It’s true that the covid numbers have fallen in Arkansas, but they are rising in many areas in the country, and in our way of thinking, this is tantamount to turning off the fire hoses and heading back to the station before the fire is extinguished.

The first indication there might be trouble ahead was the comment made Monday by Dr. Rochelle Walensky, the director of the Centers for Disease Control and Prevention. She said she felt a sense of “impending doom” about where this new uptick in cases across the country is headed. The whole country has lived through “doom” for most of the past year, so that was really all she had to say to get her message across.

We also draw your attention to Michigan.

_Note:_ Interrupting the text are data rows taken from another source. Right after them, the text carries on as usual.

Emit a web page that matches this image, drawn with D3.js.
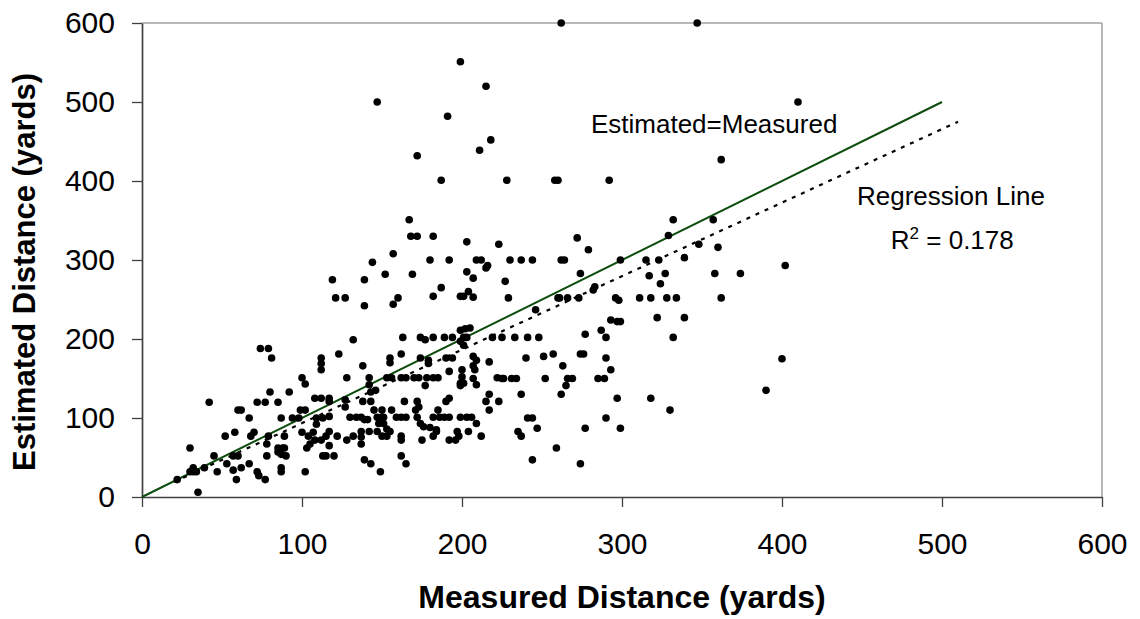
<!DOCTYPE html>
<html>
<head>
<meta charset="utf-8">
<script src="https://cdn.jsdelivr.net/npm/d3@7"></script>
<style>
  html, body { margin: 0; padding: 0; background: #fff; }
  svg { display: block; font-family: "Liberation Sans", Arial, Helvetica, sans-serif; }
</style>
</head>
<body>
<svg id="chart" width="1140" height="619"></svg>
<script>
// Measured distance (x) and estimated distance (y), yards
const measured = [
  74,79,81,112,112,112,100,102,42,72,77,85,80,92,108,112,117,60,62,99,102,67,87,94,98,109,113,117,109,30,
  52,58,68,70,79,89,78,100,104,107,108,105,112,115,103,117,85,88,89,85,90,87,78,113,115,45,57,60,53,67,
  32,30,34,32,39,57,62,47,72,73,77,59,87,87,102,22,35,
  147,191,172,187,167,168,172,182,157,144,180,192,119,139,152,169,121,127,139,157,160,182,187,
  163,174,177,182,189,194,201,203,199,201,219,132,123,138,155,155,162,174,179,179,190,194,200,200,199,201,
  207,207,208,209,217,192,128,142,142,153,156,162,165,170,173,178,182,185,177,199,222,217,215,217,223,127,
  127,143,146,117,138,143,145,150,151,151,164,172,173,172,174,176,180,184,182,184,185,190,192,182,186,189,
  192,199,203,206,209,204,197,192,212,159,162,165,130,134,137,139,141,147,150,148,153,155,153,150,147,142,
  137,137,137,128,132,122,117,120,139,143,149,162,165,162,162,175,171,198,196,156,
  225,233,241,248,277,287,290,207,209,225,226,231,234,237,240,251,257,252,263,266,269,265,262,274,276,290,
  293,285,289,297,318,290,277,299,241,244,247,235,237,259,244,274,
  262,347,199,215,218,211,410,362,228,258,260,292,203,223,272,279,209,212,230,237,244,262,264,299,203,207,
  216,215,227,199,201,204,207,229,260,261,266,273,274,283,282,296,298,246,311,318,328,334,362,317,324,315,
  323,327,329,332,339,348,357,360,358,374,402,322,339,293,297,299,332,199,202,205,
  330,390,400
];
const estimated = [
  188,188,176,176,169,161,151,143,120,120,120,120,133,133,125,125,125,110,110,110,110,100,100,100,100,100,100,102,92,62,
  77,82,77,82,77,77,67,82,77,82,72,67,72,77,62,65,62,62,62,57,52,54,52,52,52,52,52,52,42,42,
  37,32,32,32,37,34,37,32,32,27,22,22,37,32,32,22,6,
  500,482,432,401,351,330,330,330,308,297,300,300,275,275,282,282,252,252,242,244,252,254,265,
  202,202,199,202,202,202,202,202,197,192,202,199,181,166,176,170,181,176,173,169,176,176,161,152,144,144,
  178,166,161,173,171,159,151,151,142,151,151,151,151,151,151,151,151,151,141,141,151,130,121,110,121,123,
  114,133,135,121,121,121,110,110,101,93,121,121,114,101,93,89,88,85,77,83,110,121,125,101,101,101,
  101,101,101,101,93,83,83,72,77,101,101,101,101,101,101,98,98,101,101,93,86,83,77,77,83,83,
  83,76,67,72,77,77,83,52,47,42,32,52,42,77,72,72,110,77,72,110,
  202,202,202,202,206,211,202,150,142,150,150,150,150,130,176,178,181,150,166,150,150,141,130,181,181,176,
  161,150,150,125,125,100,87,87,100,100,87,83,77,62,47,42,
  600,600,551,520,452,439,500,427,401,401,401,401,323,320,328,313,300,300,300,300,300,300,300,300,285,277,
  293,290,273,254,254,260,253,252,252,252,252,252,283,266,262,252,249,237,252,252,252,252,252,280,270,300,
  300,283,331,351,303,320,351,316,283,283,293,227,227,224,222,222,202,211,213,214,
  110,135,175
];
// Reference lines
const identityX = [0, 500];
const identityY = [0, 500];
const regressionX = [20, 510];
const regressionY = [19, 475];
// Axis ticks
const xTicks = [0, 100, 200, 300, 400, 500, 600];
const yTicks = [0, 100, 200, 300, 400, 500, 600];
// Labels
const xTitle = "Measured Distance (yards)";
const yTitle = "Estimated Distance (yards)";
const identityLabel = "Estimated=Measured";
const regressionLabel = "Regression Line";
const r2Value = "0.178";

const svg = d3.select("#chart");
const x = d3.scaleLinear().domain([0, 600]).range([142, 1102]);
const y = d3.scaleLinear().domain([0, 600]).range([497, 23]);

// Plot frame: top and right borders
svg.append("line").attr("x1", x(0)).attr("x2", x(600)).attr("y1", y(600)).attr("y2", y(600))
  .attr("stroke", "#a0a0a0").attr("stroke-width", 1.5);
svg.append("line").attr("x1", x(600)).attr("x2", x(600)).attr("y1", y(600)).attr("y2", y(0))
  .attr("stroke", "#a0a0a0").attr("stroke-width", 1.5);

// Axes
const xAxis = svg.append("g").attr("transform", `translate(0,${y(0)})`)
  .call(d3.axisBottom(x).tickValues(xTicks).tickSize(10).tickSizeOuter(0).tickPadding(26).tickFormat(d3.format("d")));
const yAxis = svg.append("g").attr("transform", `translate(${x(0)},0)`)
  .call(d3.axisLeft(y).tickValues(yTicks).tickSize(10).tickSizeOuter(0).tickPadding(17).tickFormat(d3.format("d")));
[xAxis, yAxis].forEach(g => {
  g.select(".domain").attr("stroke", "#404040").attr("stroke-width", 1.7);
  g.selectAll(".tick line").attr("stroke", "#404040").attr("stroke-width", 1.3);
  g.selectAll(".tick text").attr("fill", "#000").style("font-size", "30px")
    .style("font-family", '"Liberation Sans", Arial, sans-serif');
});

// Identity line
const line = d3.line().x(d => x(d[0])).y(d => y(d[1]));
svg.append("path").datum(d3.zip(identityX, identityY)).attr("d", line)
  .attr("fill", "none").attr("stroke", "#0d4d0d").attr("stroke-width", 2);
// Regression line (dotted)
svg.append("path").datum(d3.zip(regressionX, regressionY)).attr("d", line)
  .attr("fill", "none").attr("stroke", "#000").attr("stroke-width", 2.2).attr("stroke-dasharray", "4,6");

// Points
svg.append("g").selectAll("circle").data(d3.zip(measured, estimated)).join("circle")
  .attr("cx", d => x(d[0])).attr("cy", d => y(d[1])).attr("r", 3.8).attr("fill", "#000");

// Annotations
svg.append("text").attr("x", x(280.6)).attr("y", y(460.8)).style("font-size", "26px").text(identityLabel);
svg.append("text").attr("x", x(505.6)).attr("y", y(369.6)).attr("text-anchor", "middle")
  .style("font-size", "26px").text(regressionLabel);
const r2 = svg.append("text").attr("x", x(468)).attr("y", y(313.9)).style("font-size", "26px");
r2.append("tspan").text("R");
r2.append("tspan").attr("dy", "-10").style("font-size", "17px").text("2");
r2.append("tspan").attr("dy", "10").text(" = " + r2Value);

// Axis titles
svg.append("text").attr("x", (x(0) + x(600)) / 2).attr("y", 608).attr("text-anchor", "middle")
  .style("font-size", "32px").style("font-weight", "bold").text(xTitle);
svg.append("text").attr("transform", `translate(35,${(y(0) + y(600)) / 2 + 12}) rotate(-90)`)
  .attr("text-anchor", "middle").style("font-size", "31px").style("font-weight", "bold").text(yTitle);
</script>
</body>
</html>
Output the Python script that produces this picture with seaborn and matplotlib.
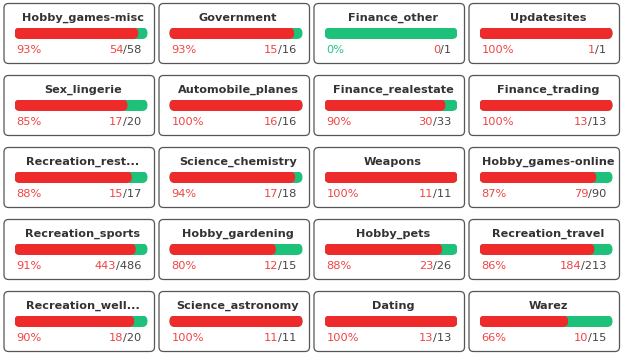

That state too had covid on the run, but now, things are getting back to being in a very stressful situation.

“It is absolutely alarming,” said Emily Toth Martin, an epidemiologist at the University of Michigan School of Public Health, according to a story in the New York Times. “Looking at numbers yesterday felt like a gut punch. We’re going to have to go through this surge, and all this hard work again to get the numbers down.”

Some 2.8 million doses are going out each day, which is a good thing, but what has helped reverse Michigan’s path to staying ahead of covid are a couple of variants, one of which is spreading quickly there.

But, and this is where Arkansas can take a cue, one of the reasons blamed for this new surge in Michigan is a relaxation of covid restrictions and a relaxation of people’s habits to wear masks and socially distance — in short, to continue taking covid seriously.

Sen. Garner said he didn’t think his bill would get rid of “all mandatory face covering requirements,” according to a story in the Arkansas Democrat-Gazette. But Sen. Clarke Tucker, a Democrat from Little Rock, said that is exactly what Garner’s bill would do.

Gov. Asa Hutchinson, who just suspended Arkansas’ mask-wearing requirement, called Garner’s legislation “pointless.” The governor also said the bill would keep private businesses, schools and hospitals from demanding people wear masks and that he would veto it in its present form. (Golf clap here)

Again, we applaud Pine Bluff Mayor Shirley Washington, Jefferson County Judge Gerald Robinson and Sheriff Lafayette Woods Jr., all of whom have said that their employees must continue to wear masks and that anyone walking into buildings operated by any of the three have to wear masks as well.

Our elected leaders are simply following the advice from the CDC, which bases its statements on scientific evidence. What Trent Garner bases his legislative proposals on, well, we’d all like to know that.